Why hasn’t Lawrence Bobo been fired?
“Lawrence Bobo,” who I’m not 100% sure isn’t an AI-generated parody of a parody of an academic administrator in a David Lodge novel, has managed the nearly miraculous feat of uniting quite literally everyone in academia who has opined on the issue in ferocious condemnation of his deplorable op-ed in the Harvard Crimson. Bobo asserted that university faculty who criticize Harvard in a fashion that causes, to coin a phrase, “outside agitators” to attempt to influence the university should be subject to professional sanction for having done so!
This should be an astonishing position to anyone who has the slightest respect for the most minimal concept of academic freedom, but as Princeton political scientist Keith Whittington points out, in this respect it’s very much back to the future with the C-suite executives running the pseudo-corporations that contemporary American universities are becoming:
Bobo’s views were conventional wisdom among university officials and trustees in 1900. They are shocking in 2024. Shocking, but unfortunately no longer surprising.
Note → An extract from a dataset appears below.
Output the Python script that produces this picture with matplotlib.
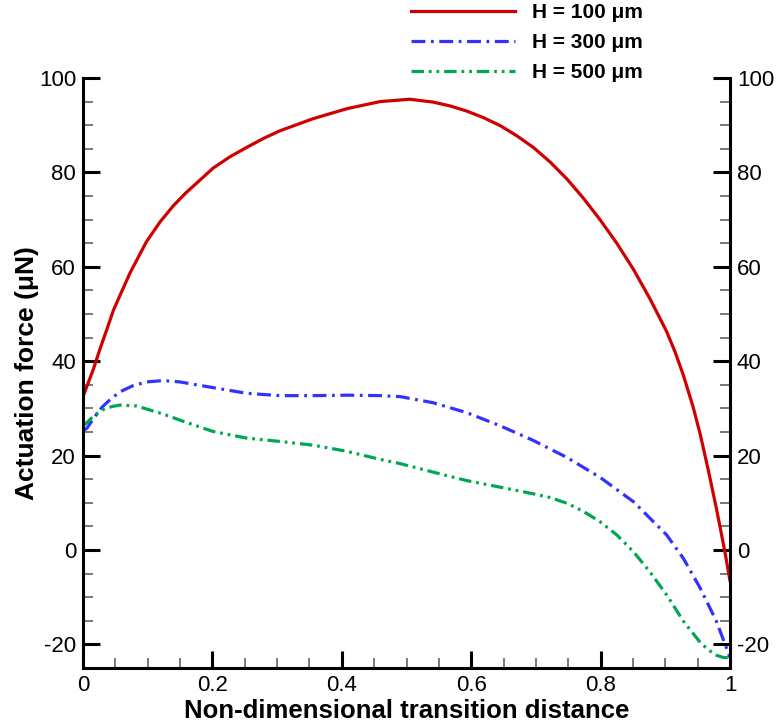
import numpy as np
import matplotlib.pyplot as plt
from matplotlib.ticker import MultipleLocator

plt.rcParams['font.family'] = ['Liberation Sans', 'DejaVu Sans']
plt.rcParams['lines.scale_dashes'] = False
plt.rcParams['axes.unicode_minus'] = False

# H = 100 um
x_100 = [0.0, 0.016, 0.026, 0.037, 0.047, 0.057, 0.073, 0.098, 0.119, 0.140, 0.160,
         0.181, 0.201, 0.227, 0.253, 0.279, 0.304, 0.356, 0.408, 0.459, 0.505,
         0.541, 0.567, 0.593, 0.619, 0.645, 0.670, 0.696, 0.722, 0.748, 0.773,
         0.799, 0.825, 0.851, 0.876, 0.902, 0.915, 0.928, 0.943, 0.954, 0.966,
         0.979, 0.992, 1.0]
f_100 = [32.5, 38.3, 42.5, 46.8, 50.8, 53.9, 58.8, 65.3, 69.5, 73.0, 75.8,
         78.4, 80.9, 83.3, 85.3, 87.2, 88.8, 91.4, 93.5, 95.0, 95.5,
         94.9, 94.1, 93.0, 91.6, 89.9, 87.8, 85.3, 82.2, 78.6, 74.6,
         70.0, 65.0, 59.4, 53.3, 46.3, 42.0, 37.0, 30.3, 24.5, 17.2,
         8.8, -0.3, -6.5]

# H = 300 um
x_300 = [0.0, 0.006, 0.018, 0.029, 0.043, 0.057, 0.077, 0.098, 0.124, 0.150, 0.175,
         0.201, 0.253, 0.304, 0.356, 0.408, 0.459, 0.490, 0.541, 0.593, 0.645,
         0.696, 0.748, 0.799, 0.851, 0.902, 0.928, 0.954, 0.979, 1.0]
f_300 = [25.2, 25.8, 28.2, 30.2, 32.0, 33.5, 34.8, 35.6, 35.9, 35.6, 35.0,
         34.4, 33.2, 32.7, 32.7, 32.8, 32.7, 32.5, 31.2, 29.1, 26.3,
         23.2, 19.6, 15.4, 10.2, 3.2, -1.8, -8.1, -15.1, -22.8]

# H = 500 um
x_500 = [0.0, 0.006, 0.018, 0.032, 0.045, 0.057, 0.083, 0.124, 0.150, 0.201, 0.253,
         0.304, 0.356, 0.408, 0.459, 0.490, 0.541, 0.593, 0.645, 0.696, 0.722,
         0.748, 0.773, 0.799, 0.825, 0.851, 0.876, 0.902, 0.928, 0.954, 0.967,
         0.979, 0.990, 1.0]
f_500 = [26.3, 27.0, 28.6, 29.8, 30.4, 30.7, 30.5, 28.8, 27.5, 25.1, 23.7,
         23.0, 22.2, 20.9, 19.2, 18.3, 16.5, 14.7, 13.3, 11.9, 11.1,
         9.9, 8.2, 6.0, 3.2, -0.4, -4.6, -9.5, -15.1, -19.6, -21.2,
         -22.3, -22.8, -22.8]

labels = ['H = 100 \u03bcm', 'H = 300 \u03bcm', 'H = 500 \u03bcm']

fig = plt.figure(figsize=(7.81, 7.27), dpi=100)
ax = fig.add_axes([0.1063, 0.0812, 0.8284, 0.8115])

ax.plot(x_100, f_100, color='#d00000', lw=2.3, label=labels[0])
ax.plot(x_300, f_300, color='#3232ff', lw=2.3, dashes=[10, 4, 2, 4], label=labels[1])
ax.plot(x_500, f_500, color='#00a651', lw=2.3, dashes=[9, 3.5, 2, 3.5, 2, 3.5], label=labels[2])

ax.set_xlim(0, 1)
ax.set_ylim(-25, 100)
ax.xaxis.set_major_locator(MultipleLocator(0.2))
ax.xaxis.set_minor_locator(MultipleLocator(0.05))
ax.yaxis.set_major_locator(MultipleLocator(20))
ax.yaxis.set_minor_locator(MultipleLocator(5))
ax.xaxis.set_major_formatter(plt.FuncFormatter(lambda v, p: '%g' % round(v, 2)))

ax.spines['top'].set_visible(False)
for s in ['left', 'bottom', 'right']:
    ax.spines[s].set_linewidth(2.2)

ax.tick_params(which='major', direction='in', length=12, width=2.2, labelsize=16,
               right=True, labelright=True, pad=5)
ax.tick_params(which='minor', direction='in', length=7, width=1.1, color='#555555',
               right=True)

ax.set_xlabel('Non-dimensional transition distance', fontsize=18.5, fontweight='bold')
ax.xaxis.set_label_coords(0.5, -0.052)
ax.set_ylabel('Actuation force (\u03bcN)', fontsize=19, fontweight='bold')
ax.yaxis.set_label_coords(-0.068, 0.5)

leg = fig.legend(loc='upper left', bbox_to_anchor=(0.502, 1.021), frameon=False,
                 handlelength=5.0, handletextpad=0.8, labelspacing=0.52,
                 prop={'weight': 'bold', 'size': 15})

plt.savefig('out.png', dpi=100)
The Harvard dean’s arguments resonate with a growing movement of those who wish to muzzle the faculty. Professors are to be free to speak, so long as they do not say anything that might disturb the powers that be. Those in power may not want the faculty to march to the same tune, but they do all like giving the faculty their marching orders and expecting them not to step out of line.
Here’s a selection of criticisms from academics, left, right, and center.
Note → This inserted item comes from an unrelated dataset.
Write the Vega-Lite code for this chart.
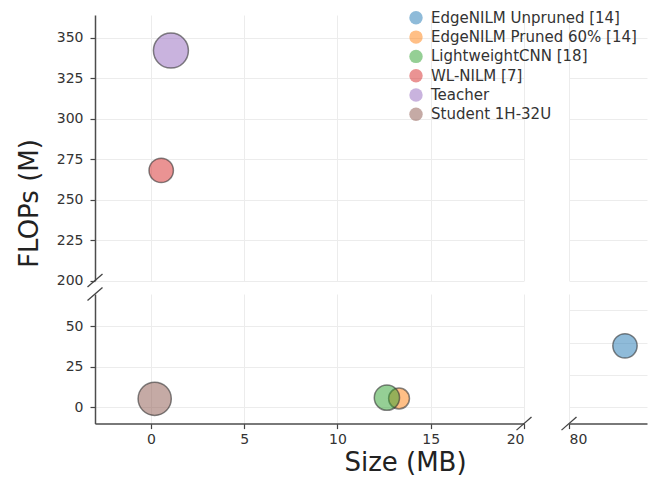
{
  "$schema": "https://vega.github.io/schema/vega-lite/v6.json",
  "background": "white",
  "padding": {"left": 16, "top": 10, "right": 5, "bottom": 5},
  "datasets": {
    "models": [
      {"model": "EdgeNILM Unpruned [14]", "size_mb": 83.0, "flops_m": 38},
      {"model": "EdgeNILM Pruned 60% [14]", "size_mb": 13.3, "flops_m": 5.5},
      {"model": "LightweightCNN [18]", "size_mb": 12.65, "flops_m": 6},
      {"model": "WL-NILM [7]", "size_mb": 0.55, "flops_m": 268},
      {"model": "Teacher", "size_mb": 1.07, "flops_m": 342},
      {"model": "Student 1H-32U", "size_mb": 0.2, "flops_m": 5.3}
    ]
  },
  "config": {
    "view": {"stroke": null},
    "font": "DejaVu Sans",
    "axis": {
      "labelFont": "DejaVu Sans", "labelFontSize": 14, "labelColor": "#333",
      "tickColor": "#444", "tickSize": 5, "tickWidth": 1.2,
      "domainColor": "#4d4d4d", "domainWidth": 1.5,
      "gridColor": "#ececec", "gridWidth": 1,
      "titleFont": "DejaVu Sans", "titleFontSize": 26, "titleFontWeight": "normal", "titleColor": "#222"
    },
    "legend": {
      "labelFont": "DejaVu Sans", "labelFontSize": 15, "labelColor": "#333", "labelLimit": 400,
      "symbolType": "circle", "symbolSize": 180, "symbolOpacity": 0.5, "symbolStrokeWidth": 0,
      "rowPadding": 3.3, "labelOffset": 7.5, "padding": 0
    }
  },
  "columns": 2,
  "align": "each",
  "bounds": "flush",
  "spacing": {"row": 13, "column": 45},
  "resolve": {"scale": {"x": "independent", "y": "independent"}},
  "concat": [
    {
      "width": 429, "height": 265.5,
      "layer": [
        {
          "data": {"name": "models"},
          "mark": {"type": "point", "filled": true, "clip": true, "opacity": 1, "fillOpacity": 0.5, "stroke": "#333", "strokeOpacity": 0.6, "strokeWidth": 1.5},
          "encoding": {
            "x": {"field": "size_mb", "type": "quantitative", "scale": {"domain": [-3, 20], "nice": false, "zero": false},
                  "axis": {"values": [0, 5, 10, 15, 20], "labels": false, "ticks": false, "domain": false, "title": null, "grid": true}},
            "y": {"field": "flops_m", "type": "quantitative", "scale": {"domain": [200, 364], "nice": false, "zero": false},
                  "axis": {"values": [200, 225, 250, 275, 300, 325, 350], "grid": true, "labelPadding": 7, "title": "FLOPs (M)", "titleX": -66, "titleY": 188, "titleAngle": -90, "titleAlign": "center", "titleBaseline": "middle"}},
            "color": {"field": "model", "type": "nominal",
                      "scale": {"domain": ["EdgeNILM Unpruned [14]", "EdgeNILM Pruned 60% [14]", "LightweightCNN [18]", "WL-NILM [7]", "Teacher", "Student 1H-32U"],
                                "range": ["#1f77b4", "#ff7f0e", "#2ca02c", "#d62728", "#9467bd", "#8c564b"]},
                      "legend": {"title": null, "orient": "none", "legendX": 313.5, "legendY": -4.7, "symbolSize": 180}},
            "size": {"condition": [
                       {"test": "datum.model === 'Teacher'", "value": 1225},
                       {"test": "datum.model === 'Student 1H-32U'", "value": 1104},
                       {"test": "datum.model === 'LightweightCNN [18]'", "value": 638},
                       {"test": "datum.model === 'EdgeNILM Pruned 60% [14]'", "value": 434}],
                     "value": 594}
          }
        },
        {
          "data": {"values": [{}]},
          "mark": {"type": "point", "shape": "M-1,0.87L1,-0.87", "filled": false, "size": 225, "color": "#444", "strokeWidth": 1.3, "opacity": 1, "clip": false},
          "encoding": {"x": {"datum": -3}, "y": {"datum": 200}}
        }
      ]
    },
    {
      "width": 78, "height": 265.5,
      "layer": [
        {
          "data": {"name": "models"},
          "mark": {"type": "point", "filled": true, "clip": true, "opacity": 1, "fillOpacity": 0.5, "stroke": "#333", "strokeOpacity": 0.6, "strokeWidth": 1.5},
          "encoding": {
            "x": {"field": "size_mb", "type": "quantitative", "scale": {"domain": [80, 84.18], "nice": false, "zero": false},
                  "axis": {"values": [80], "labels": false, "ticks": false, "domain": false, "title": null, "grid": true}},
            "y": {"field": "flops_m", "type": "quantitative", "scale": {"domain": [200, 364], "nice": false, "zero": false},
                  "axis": {"values": [200, 225, 250, 275, 300, 325, 350], "labels": false, "ticks": false, "domain": false, "title": null, "grid": true}},
            "color": {"field": "model", "type": "nominal",
                      "scale": {"domain": ["EdgeNILM Unpruned [14]", "EdgeNILM Pruned 60% [14]", "LightweightCNN [18]", "WL-NILM [7]", "Teacher", "Student 1H-32U"],
                                "range": ["#1f77b4", "#ff7f0e", "#2ca02c", "#d62728", "#9467bd", "#8c564b"]},
                      "legend": {"title": null, "orient": "none", "legendX": 313.5, "legendY": -4.7, "symbolSize": 180}},
            "size": {"condition": [
                       {"test": "datum.model === 'Teacher'", "value": 1225},
                       {"test": "datum.model === 'Student 1H-32U'", "value": 1104},
                       {"test": "datum.model === 'LightweightCNN [18]'", "value": 638},
                       {"test": "datum.model === 'EdgeNILM Pruned 60% [14]'", "value": 434}],
                     "value": 594}
          }
        }
      ]
    },
    {
      "width": 429, "height": 129.6,
      "layer": [
        {
          "data": {"name": "models"},
          "mark": {"type": "point", "filled": true, "clip": true, "opacity": 1, "fillOpacity": 0.5, "stroke": "#333", "strokeOpacity": 0.6, "strokeWidth": 1.5},
          "encoding": {
            "x": {"field": "size_mb", "type": "quantitative", "scale": {"domain": [-3, 20], "nice": false, "zero": false},
                  "axis": {"values": [0, 5, 10, 15, 20], "grid": true, "labelPadding": 4, "title": "Size (MB)", "titleX": 310, "titleY": 47, "titleAlign": "center", "titleBaseline": "alphabetic"}},
            "y": {"field": "flops_m", "type": "quantitative", "scale": {"domain": [-10, 70], "nice": false, "zero": false},
                  "axis": {"values": [0, 25, 50], "grid": true, "labelPadding": 7, "title": null}},
            "color": {"field": "model", "type": "nominal",
                      "scale": {"domain": ["EdgeNILM Unpruned [14]", "EdgeNILM Pruned 60% [14]", "LightweightCNN [18]", "WL-NILM [7]", "Teacher", "Student 1H-32U"],
                                "range": ["#1f77b4", "#ff7f0e", "#2ca02c", "#d62728", "#9467bd", "#8c564b"]},
                      "legend": {"title": null, "orient": "none", "legendX": 313.5, "legendY": -4.7, "symbolSize": 180}},
            "size": {"condition": [
                       {"test": "datum.model === 'Teacher'", "value": 1225},
                       {"test": "datum.model === 'Student 1H-32U'", "value": 1104},
                       {"test": "datum.model === 'LightweightCNN [18]'", "value": 638},
                       {"test": "datum.model === 'EdgeNILM Pruned 60% [14]'", "value": 434}],
                     "value": 594}
          }
        },
        {
          "data": {"values": [{}]},
          "mark": {"type": "point", "shape": "M-1,0.87L1,-0.87", "filled": false, "size": 225, "color": "#444", "strokeWidth": 1.3, "opacity": 1, "clip": false},
          "encoding": {"x": {"datum": -3}, "y": {"datum": 70}}
        },
        {
          "data": {"values": [{}]},
          "mark": {"type": "point", "shape": "M-1,0.87L1,-0.87", "filled": false, "size": 225, "color": "#444", "strokeWidth": 1.3, "opacity": 1, "clip": false},
          "encoding": {"x": {"datum": 20}, "y": {"datum": -10}}
        }
      ]
    },
    {
      "width": 78, "height": 129.6,
      "layer": [
        {
          "data": {"name": "models"},
          "mark": {"type": "point", "filled": true, "clip": true, "opacity": 1, "fillOpacity": 0.5, "stroke": "#333", "strokeOpacity": 0.6, "strokeWidth": 1.5},
          "encoding": {
            "x": {"field": "size_mb", "type": "quantitative", "scale": {"domain": [80, 84.18], "nice": false, "zero": false},
                  "axis": {"values": [80], "grid": true, "labelPadding": 4, "title": null}},
            "y": {"field": "flops_m", "type": "quantitative", "scale": {"domain": [-10, 70], "nice": false, "zero": false},
                  "axis": {"values": [0, 20, 40, 60], "labels": false, "ticks": false, "domain": false, "title": null, "grid": true}},
            "color": {"field": "model", "type": "nominal",
                      "scale": {"domain": ["EdgeNILM Unpruned [14]", "EdgeNILM Pruned 60% [14]", "LightweightCNN [18]", "WL-NILM [7]", "Teacher", "Student 1H-32U"],
                                "range": ["#1f77b4", "#ff7f0e", "#2ca02c", "#d62728", "#9467bd", "#8c564b"]},
                      "legend": {"title": null, "orient": "none", "legendX": 313.5, "legendY": -4.7, "symbolSize": 180}},
            "size": {"condition": [
                       {"test": "datum.model === 'Teacher'", "value": 1225},
                       {"test": "datum.model === 'Student 1H-32U'", "value": 1104},
                       {"test": "datum.model === 'LightweightCNN [18]'", "value": 638},
                       {"test": "datum.model === 'EdgeNILM Pruned 60% [14]'", "value": 434}],
                     "value": 594}
          }
        },
        {
          "data": {"values": [{}]},
          "mark": {"type": "point", "shape": "M-1,0.87L1,-0.87", "filled": false, "size": 225, "color": "#444", "strokeWidth": 1.3, "opacity": 1, "clip": false},
          "encoding": {"x": {"datum": 80}, "y": {"datum": -10}}
        }
      ]
    }
  ]
}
It’s particularly notable that Bobo’s authoritarian nonsense has been blasted by Harvard faculty who are not under his administrative supervision, making his claims that he’s speaking only for himself all the more self-evidently ridiculous.
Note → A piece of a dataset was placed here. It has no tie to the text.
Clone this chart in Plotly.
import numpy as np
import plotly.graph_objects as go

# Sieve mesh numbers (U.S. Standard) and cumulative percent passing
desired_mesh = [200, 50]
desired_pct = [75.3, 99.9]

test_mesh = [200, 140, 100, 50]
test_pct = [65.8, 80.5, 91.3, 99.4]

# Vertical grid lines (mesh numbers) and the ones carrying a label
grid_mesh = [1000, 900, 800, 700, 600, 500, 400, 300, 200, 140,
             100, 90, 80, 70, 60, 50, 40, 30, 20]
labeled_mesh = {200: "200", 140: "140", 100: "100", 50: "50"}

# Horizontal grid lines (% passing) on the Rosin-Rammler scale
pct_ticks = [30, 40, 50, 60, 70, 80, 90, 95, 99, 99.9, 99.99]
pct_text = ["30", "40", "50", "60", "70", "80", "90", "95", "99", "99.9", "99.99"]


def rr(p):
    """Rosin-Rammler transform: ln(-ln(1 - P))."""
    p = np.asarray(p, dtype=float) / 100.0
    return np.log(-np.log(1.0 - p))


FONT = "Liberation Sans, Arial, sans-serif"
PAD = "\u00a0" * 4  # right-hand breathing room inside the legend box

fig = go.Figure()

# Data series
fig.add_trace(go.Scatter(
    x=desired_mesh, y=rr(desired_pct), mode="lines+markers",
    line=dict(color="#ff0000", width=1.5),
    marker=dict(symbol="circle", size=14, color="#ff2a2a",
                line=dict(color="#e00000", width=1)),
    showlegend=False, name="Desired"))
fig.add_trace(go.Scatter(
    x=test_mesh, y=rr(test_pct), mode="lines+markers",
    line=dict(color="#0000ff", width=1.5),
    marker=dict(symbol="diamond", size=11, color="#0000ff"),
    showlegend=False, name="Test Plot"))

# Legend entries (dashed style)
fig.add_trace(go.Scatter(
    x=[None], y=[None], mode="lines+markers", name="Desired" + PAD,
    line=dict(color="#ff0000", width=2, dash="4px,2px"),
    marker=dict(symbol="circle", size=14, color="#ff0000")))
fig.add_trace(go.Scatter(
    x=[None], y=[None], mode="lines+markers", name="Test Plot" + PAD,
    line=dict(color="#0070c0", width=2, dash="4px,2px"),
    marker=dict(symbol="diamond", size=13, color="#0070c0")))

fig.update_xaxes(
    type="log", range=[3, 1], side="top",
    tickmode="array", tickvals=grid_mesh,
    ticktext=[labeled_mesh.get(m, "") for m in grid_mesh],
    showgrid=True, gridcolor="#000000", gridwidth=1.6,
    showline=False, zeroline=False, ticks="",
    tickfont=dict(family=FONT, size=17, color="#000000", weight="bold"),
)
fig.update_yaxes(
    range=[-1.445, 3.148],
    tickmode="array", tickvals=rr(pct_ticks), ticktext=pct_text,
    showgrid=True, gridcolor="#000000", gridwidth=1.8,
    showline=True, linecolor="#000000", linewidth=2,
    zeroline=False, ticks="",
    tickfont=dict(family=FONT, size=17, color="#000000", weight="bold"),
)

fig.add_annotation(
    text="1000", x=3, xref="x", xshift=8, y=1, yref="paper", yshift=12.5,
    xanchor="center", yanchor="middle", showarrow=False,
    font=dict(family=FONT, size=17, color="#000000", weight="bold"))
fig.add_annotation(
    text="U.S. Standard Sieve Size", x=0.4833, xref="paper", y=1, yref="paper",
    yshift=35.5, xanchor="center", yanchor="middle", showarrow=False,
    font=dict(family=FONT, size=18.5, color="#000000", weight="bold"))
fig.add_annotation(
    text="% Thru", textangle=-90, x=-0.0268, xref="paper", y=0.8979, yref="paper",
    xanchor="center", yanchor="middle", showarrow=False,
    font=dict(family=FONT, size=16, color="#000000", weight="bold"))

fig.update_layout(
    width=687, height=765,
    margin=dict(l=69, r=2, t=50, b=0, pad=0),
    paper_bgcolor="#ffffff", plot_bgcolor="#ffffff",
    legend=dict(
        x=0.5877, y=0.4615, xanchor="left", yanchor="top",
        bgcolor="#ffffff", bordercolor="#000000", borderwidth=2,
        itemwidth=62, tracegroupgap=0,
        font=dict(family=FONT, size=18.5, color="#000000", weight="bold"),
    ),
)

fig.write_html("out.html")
At this writing, Harvard President Alan Garber and the rest of the top administration in Cambridge are keeping a demure silence on the issue of whether it’s OK for the Dean of the Social Sciences to suggest that maybe it would be OK to fire tenured faculty subject to his administrative fiat if they criticize university administrators, such as, oh I don’t know, his Imperial Eminence and Lord Protector of the Crimson Realm Lawrence Bobo.
A critical difference between academic tenure and deanships is that deans have no right to keep their jobs as deans, if their superiors should decide to fire them for any legal reason. And it remains the case that being utterly incompetent at the most basic aspects of your jobs remains a very legal reason for firing a dean, although obviously a far from sufficient one in many notable cases.